Document the key decisions and keep them in an accessible place for everyone to access. There should be no reason to hide these from anyone in the business and having this in a central place will allow people to reference these when needed. This can be a great time saver for all involved.
You wake up and don’t remember what you decided yesterday. Ok, at least until your first coffee with MCT oil. How can you expect your team to keep track of that?
As a PM you’re the decision buffer. Just as you protect the product form excess features, you also protect the team from information overload. And, from the potential panic it can generate.
Decisions range from smaller to bigger, and so does their importance.
Communicate only what’s consequential. Not everyone needs the same information, especially in bigger organisations. A decision on tweeting 10 times a day, rather than five, is not important for the back end team. But, it might be important for design if each tweet has a bespoke image. Know which decisions impact whom.
Make information accessible. When people want to know the source of a particular decision they should know where to find it. This serves two purposes. It deflects questions which otherwise you might be getting. Also, it gives people the opportunity to learn about the works of other departments.
Document everything.
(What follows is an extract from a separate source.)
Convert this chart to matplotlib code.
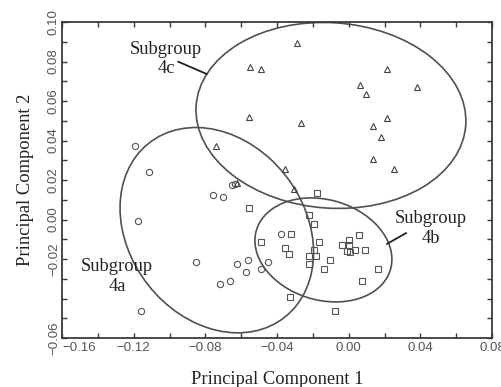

While it’s not necessary to communicate everything, it's a good practice to store all ideas, decisions, and experiments. Otherwise, it’s hard to keep track of what has already been discussed. Even if you’re a memory champion and can keep it in your memory, sorry Charlie, it’s a waste of space.
Document all decisions in a concise manner. Include why an idea was considered, why it was approved or rejected. Do it even if it’s just for yourself. Next time you come u with a transformative thought — let’s all go to Bali for a company work retreat! — check your decisions' list. Chances are you thought about it before.
Open mike! Establish a regular schedule of update meetings. This is the time to communicate big decisions — those that have anything to do with the vision of the product. It gives people the opportunity to ask questions. But, be prepared to answer about your next round of funding, or why the office doesn’t yet have a jacuzzi.